Essay on Should monopolies be allowed
Should monopolies be allowed Essay : Monopoly refers to a market situation in which there is only one seller of the product and the entry of any other competitor is avoided. The product that is sold also has no substitutes and it has the power to influence the market price. This implies that it can increase the price by exceeding the output which can bring down the price. On the other hand, in a perfect competition market, many individual producers exist in the market and thus, no one has the power to influence the market price. In the case of a monopolist market structure, a customer is left with no choices and thus they have to purchase the desired product even if the price is higher. Thus, monopoly shall not be allowed in the market owing to the disadvantages it entails.
Discussion
In a monopoly market structure, there are no competitors for the products and thus, the monopoly charges exorbitant prices for the products. For instance, in the 1980s, Microsoft demanded an increased price for Microsoft Office as it dominated the entire market of PC software. Furthermore, the consumers have no access to the available products and so they are not allowed to make any comparison between the good and the bad. Thus they are compelled to pay greater prices for the products. At times, the price exceeds the marginal costs and this leads to allocative inefficiency.

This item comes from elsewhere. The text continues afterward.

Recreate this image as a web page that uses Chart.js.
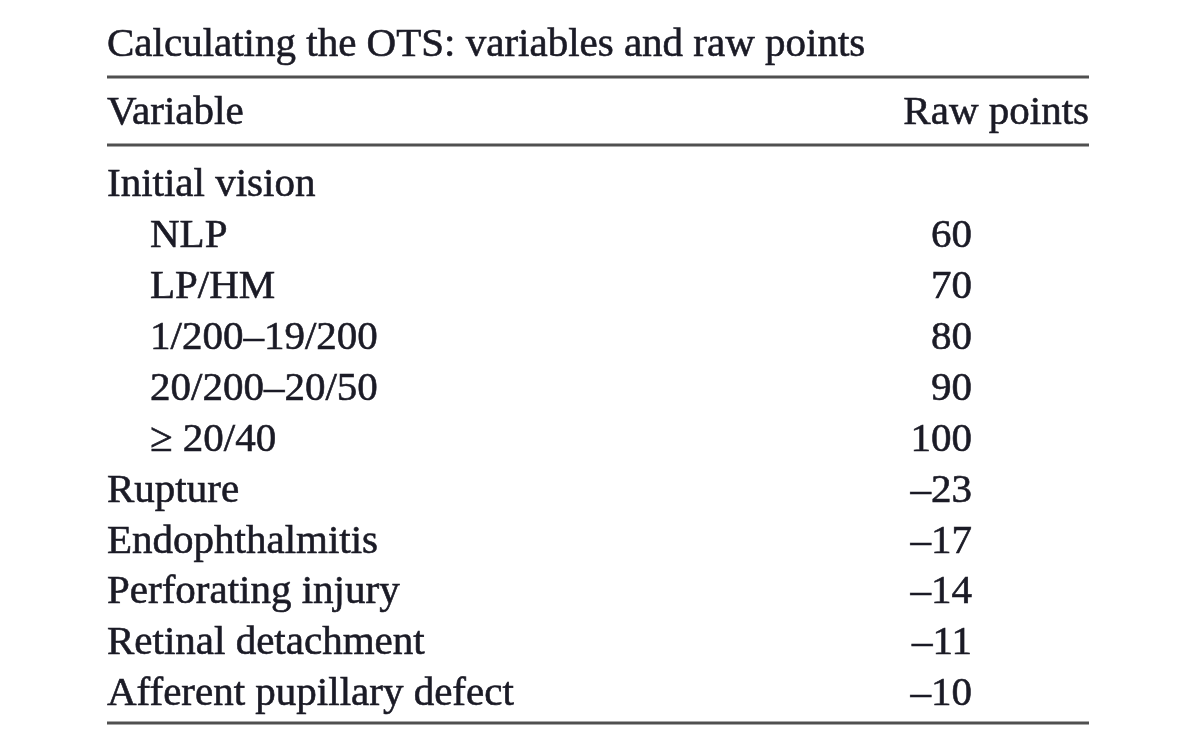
<!DOCTYPE html>
<html>
<head>
<meta charset="utf-8">
<script src="https://cdn.jsdelivr.net/npm/chart.js@4.4.1/dist/chart.umd.min.js"></script>
<style>
  html, body { margin: 0; padding: 0; background: #fff; }
  #wrap { width: 1200px; height: 750px; }
</style>
</head>
<body>
<div id="wrap"><canvas id="otsTable"></canvas></div>
<script>
// Table content
const tableTitle = 'Calculating the OTS: variables and raw points';
const columnHeaders = ['Variable', 'Raw points'];
const variables = [
  'Initial vision', 'NLP', 'LP/HM', '1/200–19/200', '20/200–20/50', '≥ 20/40',
  'Rupture', 'Endophthalmitis', 'Perforating injury', 'Retinal detachment',
  'Afferent pupillary defect'
];
const indented = [false, true, true, true, true, true, false, false, false, false, false];
const rawPoints = [null, 60, 70, 80, 90, 100, -23, -17, -14, -11, -10];

const FONT = '41px "Liberation Serif", "DejaVu Serif", serif';
const INK = '#1b1b26';
const RULE = '#505050';

// Draws the table text and rules, rows placed by the category y scale
const tablePlugin = {
  id: 'tablePlugin',
  afterDraw(chart) {
    const ctx = chart.ctx;
    const y = chart.scales.y;
    const left = 107, right = 1089, valueRight = 972;

    ctx.save();
    ctx.fillStyle = INK;
    ctx.strokeStyle = INK;
    ctx.lineWidth = 0.6; // thin outline so glyphs match the heavier scan
    ctx.font = FONT;
    ctx.textBaseline = 'middle';

    const write = (text, x, py, align) => {
      ctx.textAlign = align;
      ctx.fillText(text, x, py);
      ctx.strokeText(text, x, py);
    };

    // Title and header
    write(tableTitle, left, 45, 'left');
    write(columnHeaders[0], left, 113, 'left');
    write(columnHeaders[1], right, 113, 'right');

    // Rows
    variables.forEach((name, i) => {
      const py = y.getPixelForValue(i);
      write(name, indented[i] ? left + 43 : left, py, 'left');
      const v = rawPoints[i];
      if (v !== null) {
        write(v < 0 ? '–' + Math.abs(v) : String(v), valueRight, py, 'right');
      }
    });

    // Horizontal rules
    ctx.strokeStyle = RULE;
    ctx.lineWidth = 3;
    [77, 145, 723].forEach(ry => {
      ctx.beginPath();
      ctx.moveTo(left, ry);
      ctx.lineTo(right, ry);
      ctx.stroke();
    });
    ctx.restore();
  }
};

window.onload = () => {
  const ctx = document.getElementById('otsTable').getContext('2d');
  new Chart(ctx, {
    type: 'bar',
    data: {
      labels: variables,
      datasets: [{
        data: rawPoints,
        backgroundColor: 'rgba(0,0,0,0)' // bars hidden, the plugin writes the values
      }]
    },
    options: {
      indexAxis: 'y',
      responsive: true,
      maintainAspectRatio: false,
      animation: false,
      layout: { padding: { top: 160, bottom: 30, left: 0, right: 0 } },
      plugins: {
        legend: { display: false },
        tooltip: { enabled: false }
      },
      scales: {
        x: { display: false },
        y: { display: false, offset: true, grid: { display: false } }
      }
    },
    plugins: [tablePlugin]
  });
};
</script>
</body>
</html>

In the absence of perfect competition, monopoly companies do not come up with much innovation. Consumers also believe that there is inadequate motivation to manufacture new products. Most American societies regard monopolies to create a market fall. This is because the main concern of the monopoly market is to charge whatever price they want without even considering the problems faced by the customers. India also offers a home to the monopoly companies and one such company is the IRCTC which owns a 100 per cent market share IRCTC is a state-owned entity, which has no other alternatives. Moreover, Nestle also occupies a market share of 96.5 per cent and it mostly gained its popularity by being the leading manufacturer of baby food. The company has spent more than a century in the Indian markets and gained its prominence by being a wellness company.

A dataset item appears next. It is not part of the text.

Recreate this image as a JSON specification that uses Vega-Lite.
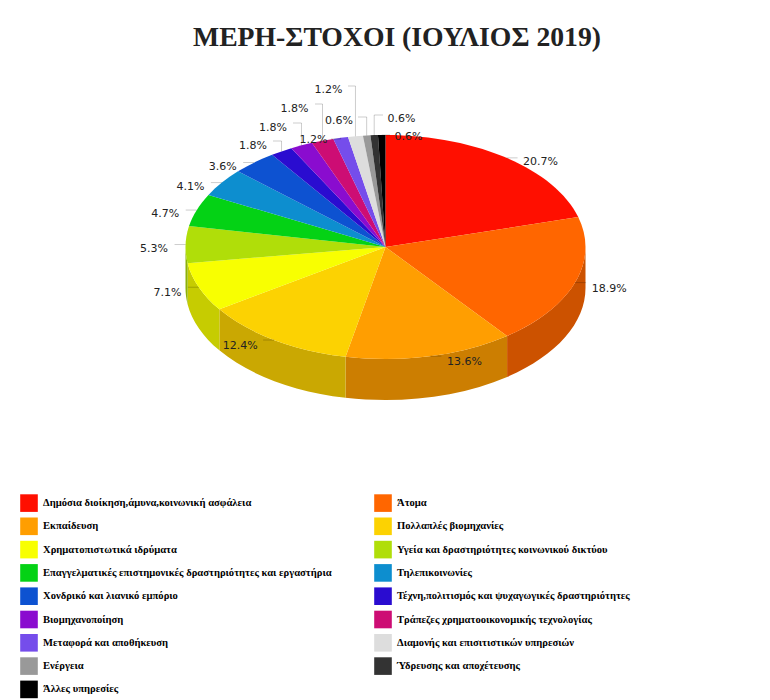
{
"$schema":"https://vega.github.io/schema/vega-lite/v6.json",
"width":770,"height":640,
"padding":{"top":60,"left":0,"right":0,"bottom":0},
"autosize":{"type":"none"},
"background":"white",
"view":{"stroke":null},
"title":{"text":"ΜΕΡΗ-ΣΤΟΧΟΙ (ΙΟΥΛΙΟΣ 2019)","font":"Liberation Serif","fontWeight":"bold","fontSize":27.7,"color":"#222222","anchor":"middle","frame":"group","dx":12,"offset":12,"dy":32,"baseline":"bottom"},
"data":{"values":[
{"sector":"Δημόσια διοίκηση,άμυνα,κοινωνική ασφάλεια","value":20.7},
{"sector":"Άτομα","value":18.9},
{"sector":"Εκπαίδευση","value":13.6},
{"sector":"Πολλαπλές βιομηχανίες","value":12.4},
{"sector":"Χρηματοπιστωτικά ιδρύματα","value":7.1},
{"sector":"Υγεία και δραστηριότητες κοινωνικού δικτύου","value":5.3},
{"sector":"Επαγγελματικές επιστημονικές δραστηριότητες και εργαστήρια","value":4.7},
{"sector":"Τηλεπικοινωνίες","value":4.1},
{"sector":"Χονδρικό και λιανικό εμπόριο","value":3.6},
{"sector":"Τέχνη,πολιτισμός και ψυχαγωγικές δραστηριότητες","value":1.8},
{"sector":"Βιομηχανοποίηση","value":1.8},
{"sector":"Τράπεζες χρηματοοικονομικής τεχνολογίας","value":1.8},
{"sector":"Μεταφορά και αποθήκευση","value":1.2},
{"sector":"Διαμονής και επισιτιστικών υπηρεσιών","value":1.2},
{"sector":"Ενέργεια","value":0.6},
{"sector":"Ύδρευσης και αποχέτευσης","value":0.6},
{"sector":"Άλλες υπηρεσίες","value":0.6}
]},
"transform":[
{"window":[{"op":"sum","field":"value","as":"cum"},{"op":"row_number","as":"rn"}],"frame":[null,0],"ignorePeers":true},
{"calculate":"2*PI*(datum.cum-datum.value)/100","as":"a0"},
{"calculate":"2*PI*datum.cum/100","as":"a1"},
{"calculate":"(datum.a0+datum.a1)/2","as":"am"},
{"calculate":"0","as":"cx"},
{"calculate":"0","as":"cy"},
{"calculate":"'M0,0L'+round(20000*sin(datum.a0))/100+','+round(-11200*cos(datum.a0))/100+'A200,112 0 0 1 '+round(20000*sin(datum.a1))/100+','+round(-11200*cos(datum.a1))/100+'Z'","as":"topPath"},
{"calculate":"max(datum.a0,PI/2)","as":"w0"},
{"calculate":"min(datum.a1,3*PI/2)","as":"w1"},
{"calculate":"'M'+round(20000*sin(datum.w0))/100+','+round(-11200*cos(datum.w0))/100+'A200,112 0 0 1 '+round(20000*sin(datum.w1))/100+','+round(-11200*cos(datum.w1))/100+'L'+round(20000*sin(datum.w1))/100+','+round(4100-11200*cos(datum.w1))/100+'A200,112 0 0 0 '+round(20000*sin(datum.w0))/100+','+round(4100-11200*cos(datum.w0))/100+'Z'","as":"wallPath"},
{"calculate":"200*sin(datum.am)","as":"rimX"},
{"calculate":"112*cos(datum.am)","as":"rimY"},
{"calculate":"datum.rimX>=0?1:-1","as":"side"},
{"calculate":"datum.value>=10?36:31","as":"tw"},
{"calculate":"datum.rn>=10?247-[141,123,104,139,86,117,115,135][datum.rn-10]:datum.rimY","as":"elbowY"},
{"calculate":"datum.rn>=10?[273,293,315,331,348,358,383,390][datum.rn-10]-385.5:datum.rimX+datum.side*11","as":"elbowX"},
{"calculate":"datum.rn>=10?[253,273,294.5,313.5,328.5,339,401.5,408.5][datum.rn-10]-385.5:datum.rimX+datum.side*(16+datum.tw/2)","as":"labelX"},
{"calculate":"datum.rn>=10?246-[145,127,108,139,89,120,118,136][datum.rn-10]:datum.rimY-(datum.rimY<-20?6:4)","as":"labelY"},
{"calculate":"format(datum.value,'.1f')+'%'","as":"label"}
],
"layer":[
{"transform":[{"filter":"datum.a1>PI/2 && datum.a0<3*PI/2"}],
 "mark":{"type":"point","filled":true,"opacity":1,"size":4,"strokeWidth":0},
 "encoding":{
  "x":{"field":"cx","type":"quantitative","axis":null,"scale":{"domain":[-385.5,384.5],"nice":false,"zero":false}},
  "y":{"field":"cy","type":"quantitative","axis":null,"scale":{"domain":[-453,187],"nice":false,"zero":false}},
  "shape":{"field":"wallPath","type":"nominal","scale":null,"legend":null},
  "fill":{"field":"sector","type":"nominal","legend":null,"scale":{"domain":["Άτομα","Εκπαίδευση","Πολλαπλές βιομηχανίες","Χρηματοπιστωτικά ιδρύματα","Υγεία και δραστηριότητες κοινωνικού δικτύου"],"range":["#CC5200","#CC7E01","#CAA802","#C6CC01","#8DB207"]}}
 }},
{"mark":{"type":"point","filled":true,"opacity":1,"size":4,"strokeWidth":0},
 "encoding":{
  "x":{"field":"cx","type":"quantitative","axis":null,"scale":{"domain":[-385.5,384.5],"nice":false,"zero":false}},
  "y":{"field":"cy","type":"quantitative","axis":null,"scale":{"domain":[-453,187],"nice":false,"zero":false}},
  "shape":{"field":"topPath","type":"nominal","scale":null,"legend":null},
  "color":{"field":"sector","type":"nominal","scale":{
   "domain":["Δημόσια διοίκηση,άμυνα,κοινωνική ασφάλεια","Άτομα","Εκπαίδευση","Πολλαπλές βιομηχανίες","Χρηματοπιστωτικά ιδρύματα","Υγεία και δραστηριότητες κοινωνικού δικτύου","Επαγγελματικές επιστημονικές δραστηριότητες και εργαστήρια","Τηλεπικοινωνίες","Χονδρικό και λιανικό εμπόριο","Τέχνη,πολιτισμός και ψυχαγωγικές δραστηριότητες","Βιομηχανοποίηση","Τράπεζες χρηματοοικονομικής τεχνολογίας","Μεταφορά και αποθήκευση","Διαμονής και επισιτιστικών υπηρεσιών","Ενέργεια","Ύδρευσης και αποχέτευσης","Άλλες υπηρεσίες"],
   "range":["#FF0F00","#FF6600","#FF9E01","#FCD202","#F8FF01","#B0DE09","#04D215","#0D8ECF","#0D52D1","#2A0CD0","#8A0CCF","#CD0D74","#754DEB","#DDDDDD","#999999","#333333","#000000"]},
   "legend":{"title":null,"orient":"none","legendX":20,"legendY":434,"direction":"horizontal","columns":2,"symbolType":"square","symbolSize":310,"symbolStrokeWidth":0,"symbolOpacity":1,"labelFont":"Liberation Serif","labelFontWeight":"bold","labelFontSize":10.6,"labelColor":"#000000","labelOffset":5,"labelLimit":400,"rowPadding":5.3,"columnPadding":42,"padding":0}}
 }},
{"mark":{"type":"rule","color":"#000000","opacity":0.2,"strokeWidth":1},
 "encoding":{
  "x":{"field":"rimX","type":"quantitative","axis":null,"scale":{"domain":[-385.5,384.5],"nice":false,"zero":false}},
  "x2":{"field":"elbowX"},
  "y":{"field":"elbowY","type":"quantitative","axis":null,"scale":{"domain":[-453,187],"nice":false,"zero":false}}
 }},
{"transform":[{"filter":"datum.rn>=10"}],
 "mark":{"type":"rule","color":"#000000","opacity":0.2,"strokeWidth":1},
 "encoding":{
  "x":{"field":"rimX","type":"quantitative","axis":null,"scale":{"domain":[-385.5,384.5],"nice":false,"zero":false}},
  "y":{"field":"rimY","type":"quantitative","axis":null,"scale":{"domain":[-453,187],"nice":false,"zero":false}},
  "y2":{"field":"elbowY"}
 }},
{"mark":{"type":"text","font":"DejaVu Sans","fontSize":11,"color":"#222222","align":"center","baseline":"middle"},
 "encoding":{
  "x":{"field":"labelX","type":"quantitative","axis":null,"scale":{"domain":[-385.5,384.5],"nice":false,"zero":false}},
  "y":{"field":"labelY","type":"quantitative","axis":null,"scale":{"domain":[-453,187],"nice":false,"zero":false}},
  "text":{"field":"label","type":"nominal"}
 }}
]
}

Diseconomies of sales are mostly created by the monopoly market as they tend to exceed the surplus in the absence of no competition in the market. Consumers also get dissatisfied as they are not allowed to select from a wide range of different products. Often the suppliers are not benefited from the monopolist firms. This is because these firms pay low prices to the customer as they dominate the entire market. The employees of the monopoly companies also complain about the low salaries and wages they get and also they have no other option but to shift to other companies of the same type.
Conclusion
In conclusion, it can be said that monopolies shall not be allowed to function completely. This is because there is no scope for other firms to operate in the market. Thus consumers are not allowed to have access to a wide variety of products of their choice, which is deemed necessary. In addition, it is also not legit for any firm to dominate the entire trade market. Hence, it is necessary of having an oligopoly market structure where there will be a large number of sellers charging a fair price from the consumers.
FAQs
1.) Which market structure is good for the consumers?
Ans: An oligopoly market structure is regarded as beneficial for the consumers.
2.) State any one disadvantage of monopoly.
Ans: Monopoly acts as a barrier to all the companies entering and operating in the market.